## Collected material
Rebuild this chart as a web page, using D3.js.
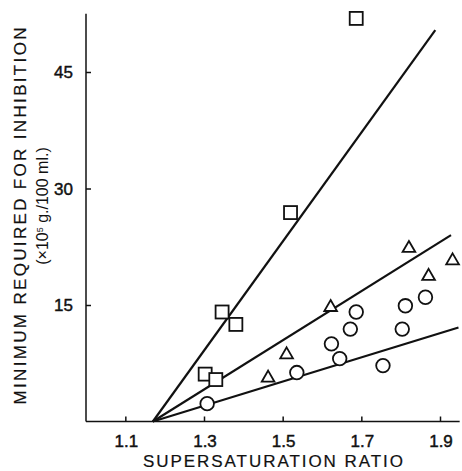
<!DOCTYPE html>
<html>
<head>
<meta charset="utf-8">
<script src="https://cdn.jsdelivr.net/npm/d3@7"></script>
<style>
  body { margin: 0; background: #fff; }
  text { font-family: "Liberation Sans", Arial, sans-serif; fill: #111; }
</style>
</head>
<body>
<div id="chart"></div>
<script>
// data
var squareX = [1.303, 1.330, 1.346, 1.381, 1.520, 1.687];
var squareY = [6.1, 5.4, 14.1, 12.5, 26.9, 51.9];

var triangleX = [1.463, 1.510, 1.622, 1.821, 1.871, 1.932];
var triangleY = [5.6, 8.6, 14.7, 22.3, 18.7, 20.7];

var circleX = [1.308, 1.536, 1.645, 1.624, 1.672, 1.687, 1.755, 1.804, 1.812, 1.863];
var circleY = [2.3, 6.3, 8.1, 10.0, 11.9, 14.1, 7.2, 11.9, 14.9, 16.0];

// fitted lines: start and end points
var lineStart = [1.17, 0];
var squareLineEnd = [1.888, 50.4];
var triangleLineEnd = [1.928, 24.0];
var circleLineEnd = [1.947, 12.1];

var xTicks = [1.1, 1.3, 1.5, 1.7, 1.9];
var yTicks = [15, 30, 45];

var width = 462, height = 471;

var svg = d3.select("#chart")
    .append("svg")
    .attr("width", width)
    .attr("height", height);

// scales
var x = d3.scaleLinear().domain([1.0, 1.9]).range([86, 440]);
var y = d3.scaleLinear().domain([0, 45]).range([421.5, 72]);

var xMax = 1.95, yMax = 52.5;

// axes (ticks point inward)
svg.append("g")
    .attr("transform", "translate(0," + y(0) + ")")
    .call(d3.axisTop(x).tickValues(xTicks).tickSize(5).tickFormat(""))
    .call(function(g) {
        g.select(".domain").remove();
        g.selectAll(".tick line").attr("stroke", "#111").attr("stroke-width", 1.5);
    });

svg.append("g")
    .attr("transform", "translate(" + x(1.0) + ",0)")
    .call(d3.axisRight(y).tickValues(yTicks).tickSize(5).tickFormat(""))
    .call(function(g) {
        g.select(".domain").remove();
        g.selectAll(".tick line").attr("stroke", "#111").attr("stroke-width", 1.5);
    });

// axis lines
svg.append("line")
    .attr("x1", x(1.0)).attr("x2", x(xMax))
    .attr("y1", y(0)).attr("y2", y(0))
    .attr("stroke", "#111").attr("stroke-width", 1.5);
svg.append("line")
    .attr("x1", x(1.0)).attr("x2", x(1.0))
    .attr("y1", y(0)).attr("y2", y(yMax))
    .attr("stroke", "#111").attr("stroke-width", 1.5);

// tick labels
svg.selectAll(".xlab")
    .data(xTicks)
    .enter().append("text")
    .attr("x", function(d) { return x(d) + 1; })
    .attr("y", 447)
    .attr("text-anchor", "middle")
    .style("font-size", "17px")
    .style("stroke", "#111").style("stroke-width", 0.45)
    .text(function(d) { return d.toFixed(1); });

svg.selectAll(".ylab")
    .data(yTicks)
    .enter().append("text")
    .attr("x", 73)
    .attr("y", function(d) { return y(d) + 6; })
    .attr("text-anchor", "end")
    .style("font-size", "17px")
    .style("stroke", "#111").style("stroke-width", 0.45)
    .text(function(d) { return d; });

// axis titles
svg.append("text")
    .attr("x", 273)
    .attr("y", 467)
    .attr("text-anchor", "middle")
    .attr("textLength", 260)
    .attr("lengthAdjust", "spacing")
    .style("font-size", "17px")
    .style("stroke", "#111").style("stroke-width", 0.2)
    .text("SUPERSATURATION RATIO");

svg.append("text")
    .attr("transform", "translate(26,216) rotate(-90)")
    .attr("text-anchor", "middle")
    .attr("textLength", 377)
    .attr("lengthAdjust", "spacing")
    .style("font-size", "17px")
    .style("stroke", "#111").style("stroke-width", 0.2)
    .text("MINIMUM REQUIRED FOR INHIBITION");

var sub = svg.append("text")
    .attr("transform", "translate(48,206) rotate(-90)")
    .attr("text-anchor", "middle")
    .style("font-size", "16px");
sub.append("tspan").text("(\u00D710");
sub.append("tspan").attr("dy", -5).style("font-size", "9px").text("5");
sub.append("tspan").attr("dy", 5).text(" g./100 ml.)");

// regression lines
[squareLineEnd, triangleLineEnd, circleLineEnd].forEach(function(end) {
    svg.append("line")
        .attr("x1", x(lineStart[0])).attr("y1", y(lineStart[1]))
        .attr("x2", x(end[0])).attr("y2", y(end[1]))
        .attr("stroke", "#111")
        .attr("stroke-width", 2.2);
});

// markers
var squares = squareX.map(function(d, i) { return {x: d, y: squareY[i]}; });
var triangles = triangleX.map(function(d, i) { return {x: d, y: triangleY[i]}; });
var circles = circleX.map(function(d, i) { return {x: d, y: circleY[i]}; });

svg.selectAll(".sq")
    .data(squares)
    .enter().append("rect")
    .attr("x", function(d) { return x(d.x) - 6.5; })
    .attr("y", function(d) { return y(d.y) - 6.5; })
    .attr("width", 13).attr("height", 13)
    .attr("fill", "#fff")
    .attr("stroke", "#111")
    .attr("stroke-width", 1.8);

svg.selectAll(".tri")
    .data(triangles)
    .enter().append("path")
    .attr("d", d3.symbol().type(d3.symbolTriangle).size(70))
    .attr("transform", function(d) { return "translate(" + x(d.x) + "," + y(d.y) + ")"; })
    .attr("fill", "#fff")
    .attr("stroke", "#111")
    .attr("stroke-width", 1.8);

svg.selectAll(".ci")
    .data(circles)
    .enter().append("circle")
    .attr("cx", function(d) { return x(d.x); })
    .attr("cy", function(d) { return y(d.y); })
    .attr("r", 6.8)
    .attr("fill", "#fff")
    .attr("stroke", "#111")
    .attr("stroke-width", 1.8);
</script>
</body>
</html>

## What the exercise asks
Output a faithful copy of the data, with each picture left out.

## Result for this task
Rebuild this chart as a web page, using D3.js.
<!DOCTYPE html>
<html>
<head>
<meta charset="utf-8">
<script src="https://cdn.jsdelivr.net/npm/d3@7"></script>
<style>
  body { margin: 0; background: #fff; }
  text { font-family: "Liberation Sans", Arial, sans-serif; fill: #111; }
</style>
</head>
<body>
<div id="chart"></div>
<script>
// data
var squareX = [1.303, 1.330, 1.346, 1.381, 1.520, 1.687];
var squareY = [6.1, 5.4, 14.1, 12.5, 26.9, 51.9];

var triangleX = [1.463, 1.510, 1.622, 1.821, 1.871, 1.932];
var triangleY = [5.6, 8.6, 14.7, 22.3, 18.7, 20.7];

var circleX = [1.308, 1.536, 1.645, 1.624, 1.672, 1.687, 1.755, 1.804, 1.812, 1.863];
var circleY = [2.3, 6.3, 8.1, 10.0, 11.9, 14.1, 7.2, 11.9, 14.9, 16.0];

// fitted lines: start and end points
var lineStart = [1.17, 0];
var squareLineEnd = [1.888, 50.4];
var triangleLineEnd = [1.928, 24.0];
var circleLineEnd = [1.947, 12.1];

var xTicks = [1.1, 1.3, 1.5, 1.7, 1.9];
var yTicks = [15, 30, 45];

var width = 462, height = 471;

var svg = d3.select("#chart")
    .append("svg")
    .attr("width", width)
    .attr("height", height);

// scales
var x = d3.scaleLinear().domain([1.0, 1.9]).range([86, 440]);
var y = d3.scaleLinear().domain([0, 45]).range([421.5, 72]);

var xMax = 1.95, yMax = 52.5;

// axes (ticks point inward)
svg.append("g")
    .attr("transform", "translate(0," + y(0) + ")")
    .call(d3.axisTop(x).tickValues(xTicks).tickSize(5).tickFormat(""))
    .call(function(g) {
        g.select(".domain").remove();
        g.selectAll(".tick line").attr("stroke", "#111").attr("stroke-width", 1.5);
    });

svg.append("g")
    .attr("transform", "translate(" + x(1.0) + ",0)")
    .call(d3.axisRight(y).tickValues(yTicks).tickSize(5).tickFormat(""))
    .call(function(g) {
        g.select(".domain").remove();
        g.selectAll(".tick line").attr("stroke", "#111").attr("stroke-width", 1.5);
    });

// axis lines
svg.append("line")
    .attr("x1", x(1.0)).attr("x2", x(xMax))
    .attr("y1", y(0)).attr("y2", y(0))
    .attr("stroke", "#111").attr("stroke-width", 1.5);
svg.append("line")
    .attr("x1", x(1.0)).attr("x2", x(1.0))
    .attr("y1", y(0)).attr("y2", y(yMax))
    .attr("stroke", "#111").attr("stroke-width", 1.5);

// tick labels
svg.selectAll(".xlab")
    .data(xTicks)
    .enter().append("text")
    .attr("x", function(d) { return x(d) + 1; })
    .attr("y", 447)
    .attr("text-anchor", "middle")
    .style("font-size", "17px")
    .style("stroke", "#111").style("stroke-width", 0.45)
    .text(function(d) { return d.toFixed(1); });

svg.selectAll(".ylab")
    .data(yTicks)
    .enter().append("text")
    .attr("x", 73)
    .attr("y", function(d) { return y(d) + 6; })
    .attr("text-anchor", "end")
    .style("font-size", "17px")
    .style("stroke", "#111").style("stroke-width", 0.45)
    .text(function(d) { return d; });

// axis titles
svg.append("text")
    .attr("x", 273)
    .attr("y", 467)
    .attr("text-anchor", "middle")
    .attr("textLength", 260)
    .attr("lengthAdjust", "spacing")
    .style("font-size", "17px")
    .style("stroke", "#111").style("stroke-width", 0.2)
    .text("SUPERSATURATION RATIO");

svg.append("text")
    .attr("transform", "translate(26,216) rotate(-90)")
    .attr("text-anchor", "middle")
    .attr("textLength", 377)
    .attr("lengthAdjust", "spacing")
    .style("font-size", "17px")
    .style("stroke", "#111").style("stroke-width", 0.2)
    .text("MINIMUM REQUIRED FOR INHIBITION");

var sub = svg.append("text")
    .attr("transform", "translate(48,206) rotate(-90)")
    .attr("text-anchor", "middle")
    .style("font-size", "16px");
sub.append("tspan").text("(\u00D710");
sub.append("tspan").attr("dy", -5).style("font-size", "9px").text("5");
sub.append("tspan").attr("dy", 5).text(" g./100 ml.)");

// regression lines
[squareLineEnd, triangleLineEnd, circleLineEnd].forEach(function(end) {
    svg.append("line")
        .attr("x1", x(lineStart[0])).attr("y1", y(lineStart[1]))
        .attr("x2", x(end[0])).attr("y2", y(end[1]))
        .attr("stroke", "#111")
        .attr("stroke-width", 2.2);
});

// markers
var squares = squareX.map(function(d, i) { return {x: d, y: squareY[i]}; });
var triangles = triangleX.map(function(d, i) { return {x: d, y: triangleY[i]}; });
var circles = circleX.map(function(d, i) { return {x: d, y: circleY[i]}; });

svg.selectAll(".sq")
    .data(squares)
    .enter().append("rect")
    .attr("x", function(d) { return x(d.x) - 6.5; })
    .attr("y", function(d) { return y(d.y) - 6.5; })
    .attr("width", 13).attr("height", 13)
    .attr("fill", "#fff")
    .attr("stroke", "#111")
    .attr("stroke-width", 1.8);

svg.selectAll(".tri")
    .data(triangles)
    .enter().append("path")
    .attr("d", d3.symbol().type(d3.symbolTriangle).size(70))
    .attr("transform", function(d) { return "translate(" + x(d.x) + "," + y(d.y) + ")"; })
    .attr("fill", "#fff")
    .attr("stroke", "#111")
    .attr("stroke-width", 1.8);

svg.selectAll(".ci")
    .data(circles)
    .enter().append("circle")
    .attr("cx", function(d) { return x(d.x); })
    .attr("cy", function(d) { return y(d.y); })
    .attr("r", 6.8)
    .attr("fill", "#fff")
    .attr("stroke", "#111")
    .attr("stroke-width", 1.8);
</script>
</body>
</html>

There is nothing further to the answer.